Whether you already have an isolation platform or are making a new one out of a maple slab, you need to mount it on a good-sounding isolation suspension. The suspension needs to have correctly tuned infra=bass resonant frequencies (vertical and torsional and horizontal resonances count) and clean, non-distorting attenuation of the midrange frequencies. The proper balance of these characteristics is far too complex to settle with instruments, so we have done all of our experiments by ear. We have tested high damping, rubber-like materials (Sorbathane, Navcom, Vibrapods, Iso-Bearings, Sorbo-Gel, Blu-Tak, etc.), sand mountings, and air suspensions (air cylinders, inner tubes, balloons). Our results show that the rubber-like materials, though often improving some part of the frequency spectrum, generally lead to soft, woolly bass.  The best of the air suspensions sometimes give solid bass, but typically have some deficiencies in midrange clarity (not that the air suspensions don't effectively isolate mid and high frequency energy).

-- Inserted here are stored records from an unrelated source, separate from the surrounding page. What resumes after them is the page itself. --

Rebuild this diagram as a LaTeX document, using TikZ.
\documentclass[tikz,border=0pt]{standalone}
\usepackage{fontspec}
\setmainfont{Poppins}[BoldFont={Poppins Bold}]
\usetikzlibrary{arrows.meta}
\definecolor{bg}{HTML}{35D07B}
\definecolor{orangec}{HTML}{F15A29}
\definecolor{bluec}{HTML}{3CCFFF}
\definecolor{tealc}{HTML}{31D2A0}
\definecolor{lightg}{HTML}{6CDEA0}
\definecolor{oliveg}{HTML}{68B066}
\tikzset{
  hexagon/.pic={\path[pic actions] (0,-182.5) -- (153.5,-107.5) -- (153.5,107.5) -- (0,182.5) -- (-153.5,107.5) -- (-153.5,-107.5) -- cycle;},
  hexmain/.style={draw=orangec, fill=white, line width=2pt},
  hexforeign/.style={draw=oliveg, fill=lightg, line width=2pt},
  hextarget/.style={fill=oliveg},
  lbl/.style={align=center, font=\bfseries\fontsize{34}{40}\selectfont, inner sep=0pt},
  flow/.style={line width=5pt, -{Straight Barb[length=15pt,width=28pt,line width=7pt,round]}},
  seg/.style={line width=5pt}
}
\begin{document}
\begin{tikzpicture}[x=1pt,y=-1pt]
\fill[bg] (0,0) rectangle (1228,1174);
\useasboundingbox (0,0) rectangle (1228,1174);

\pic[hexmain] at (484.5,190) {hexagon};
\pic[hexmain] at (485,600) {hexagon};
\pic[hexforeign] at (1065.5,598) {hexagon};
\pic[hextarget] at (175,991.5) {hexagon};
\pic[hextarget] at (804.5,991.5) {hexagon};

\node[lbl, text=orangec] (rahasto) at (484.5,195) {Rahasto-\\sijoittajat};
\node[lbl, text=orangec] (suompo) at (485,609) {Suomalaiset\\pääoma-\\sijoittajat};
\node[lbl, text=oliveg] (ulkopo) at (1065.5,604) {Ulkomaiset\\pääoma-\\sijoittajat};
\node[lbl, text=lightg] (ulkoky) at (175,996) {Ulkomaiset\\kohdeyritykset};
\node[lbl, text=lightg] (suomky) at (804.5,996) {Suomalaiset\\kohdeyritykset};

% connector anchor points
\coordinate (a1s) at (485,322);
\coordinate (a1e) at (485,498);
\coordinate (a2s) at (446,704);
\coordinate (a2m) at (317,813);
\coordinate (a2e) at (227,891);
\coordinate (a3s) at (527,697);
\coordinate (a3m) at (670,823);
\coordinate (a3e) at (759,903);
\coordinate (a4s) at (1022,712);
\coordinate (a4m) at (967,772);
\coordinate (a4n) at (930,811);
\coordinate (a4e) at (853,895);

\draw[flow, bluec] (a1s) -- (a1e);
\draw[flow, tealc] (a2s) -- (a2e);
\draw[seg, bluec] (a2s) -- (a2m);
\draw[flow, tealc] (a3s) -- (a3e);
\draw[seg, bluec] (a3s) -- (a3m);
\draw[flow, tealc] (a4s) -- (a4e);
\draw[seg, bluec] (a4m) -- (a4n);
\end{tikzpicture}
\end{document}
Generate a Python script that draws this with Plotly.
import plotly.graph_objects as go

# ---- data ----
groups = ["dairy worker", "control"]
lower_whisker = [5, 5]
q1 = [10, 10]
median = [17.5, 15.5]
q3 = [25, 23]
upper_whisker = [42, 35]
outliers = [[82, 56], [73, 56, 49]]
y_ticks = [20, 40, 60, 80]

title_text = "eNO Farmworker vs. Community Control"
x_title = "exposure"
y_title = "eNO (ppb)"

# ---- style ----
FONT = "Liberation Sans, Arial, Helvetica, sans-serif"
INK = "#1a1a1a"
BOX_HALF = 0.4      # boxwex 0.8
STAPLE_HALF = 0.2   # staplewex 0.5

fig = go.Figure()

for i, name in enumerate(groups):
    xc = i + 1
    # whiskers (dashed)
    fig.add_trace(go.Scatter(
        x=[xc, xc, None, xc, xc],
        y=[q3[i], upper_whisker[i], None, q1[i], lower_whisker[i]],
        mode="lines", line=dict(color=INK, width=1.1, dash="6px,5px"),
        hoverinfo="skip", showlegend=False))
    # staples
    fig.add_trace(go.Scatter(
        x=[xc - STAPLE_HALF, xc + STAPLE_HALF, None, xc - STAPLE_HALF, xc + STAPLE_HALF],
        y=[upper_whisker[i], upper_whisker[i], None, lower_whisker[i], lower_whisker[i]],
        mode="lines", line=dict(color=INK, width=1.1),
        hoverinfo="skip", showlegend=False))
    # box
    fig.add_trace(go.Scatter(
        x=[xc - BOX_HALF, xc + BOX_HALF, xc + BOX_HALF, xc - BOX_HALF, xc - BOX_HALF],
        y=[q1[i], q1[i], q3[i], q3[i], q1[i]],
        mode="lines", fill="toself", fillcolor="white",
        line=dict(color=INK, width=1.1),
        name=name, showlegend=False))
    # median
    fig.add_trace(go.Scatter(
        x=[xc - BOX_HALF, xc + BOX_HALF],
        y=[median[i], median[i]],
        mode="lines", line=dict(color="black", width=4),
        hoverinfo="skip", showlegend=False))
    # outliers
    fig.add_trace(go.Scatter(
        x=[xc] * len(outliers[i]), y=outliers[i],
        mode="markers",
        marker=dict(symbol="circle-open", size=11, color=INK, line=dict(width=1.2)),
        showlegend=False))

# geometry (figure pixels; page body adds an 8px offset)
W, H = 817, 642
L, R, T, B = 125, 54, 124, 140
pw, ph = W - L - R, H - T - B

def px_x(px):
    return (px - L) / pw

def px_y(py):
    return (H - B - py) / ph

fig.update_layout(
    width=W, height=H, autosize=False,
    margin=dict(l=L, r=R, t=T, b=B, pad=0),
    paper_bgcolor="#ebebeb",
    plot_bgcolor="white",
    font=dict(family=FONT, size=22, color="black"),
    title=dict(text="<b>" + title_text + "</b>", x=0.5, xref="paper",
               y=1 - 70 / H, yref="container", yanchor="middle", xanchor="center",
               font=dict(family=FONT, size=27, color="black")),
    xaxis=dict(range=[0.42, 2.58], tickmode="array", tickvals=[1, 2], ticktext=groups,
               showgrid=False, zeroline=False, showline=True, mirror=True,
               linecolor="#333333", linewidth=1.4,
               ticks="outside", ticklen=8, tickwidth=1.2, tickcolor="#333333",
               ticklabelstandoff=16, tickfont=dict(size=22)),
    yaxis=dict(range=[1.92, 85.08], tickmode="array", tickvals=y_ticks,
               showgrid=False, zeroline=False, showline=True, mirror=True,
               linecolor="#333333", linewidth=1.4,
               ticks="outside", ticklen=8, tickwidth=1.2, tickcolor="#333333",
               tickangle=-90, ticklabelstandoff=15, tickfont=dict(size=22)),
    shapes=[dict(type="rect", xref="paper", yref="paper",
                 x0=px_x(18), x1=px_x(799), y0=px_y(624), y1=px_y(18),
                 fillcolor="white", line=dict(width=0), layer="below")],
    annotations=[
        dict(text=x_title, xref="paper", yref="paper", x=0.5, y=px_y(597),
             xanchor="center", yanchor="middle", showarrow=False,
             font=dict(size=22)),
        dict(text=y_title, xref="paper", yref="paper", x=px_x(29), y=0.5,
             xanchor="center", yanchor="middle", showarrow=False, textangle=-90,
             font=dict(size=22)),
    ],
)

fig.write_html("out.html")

In the studio, I've been mounting all our equipment (tape recorders, microphones, preamps and the whole playback chain) on 2" to 4" thick maple platforms. At first, I mounted each of these maple platforms on four Vibrapods; these gave excellent sonic results. However, in the course of testing other promising materials, I came up with rubber-cork-rubber laminate of the IsoBlocks. In our very first prototype test, the laminate immediately sounded significantly better than the Vibrapods, which had been our preferred mounting. Subsequent design refinements (carefully tuned block sizes, double layer laminated, etc.) have widened that gap.

Thus, any audiophile that wants to take the trouble can, with $50 worth of thick maple and $24 worth of IsoBlocks, come up with a state-of-the-art vibration isolation platform that equals or outperforms the $2000+ air suspensions. And, by the way, the maple blocks can be made to look very handsome with chamfered edges and a rubbed oil finish.

II. Installation Tips:
  1. Place IsoBlocks under the four corners of the supporting platform or wood slab. Arrange in diamond orientation, not with sides parallel to the sides of the platform. For platform plus equipment weight totals up to 99 pounds, use our smaller IsoBlocks; for heavier weights, use the larger IsoBlocks.
  2. Make sure each IsoBlock carries roughly equal weight (if the surface under the platform is slightly warped, one of the blocks will feel loose). Take the loose block and add cardboard or hardwood veneer shims under it until it’s about as tight as the others are. If you’d rather avoid the shimming, you can use a three-IsoBlock suspension with only a very small loss in sound quality. If you’re using three, always put two at heavy end and one at the lighter end.
  3. The maple slab/IsoBlock isolation platform will work well placed on audiophile racks, on ordinary shelves and furniture, or on the floor (wood, tile or concrete). For mounting a maple slab on carpet we recommend our brass conepoints rater than IsoBlocks.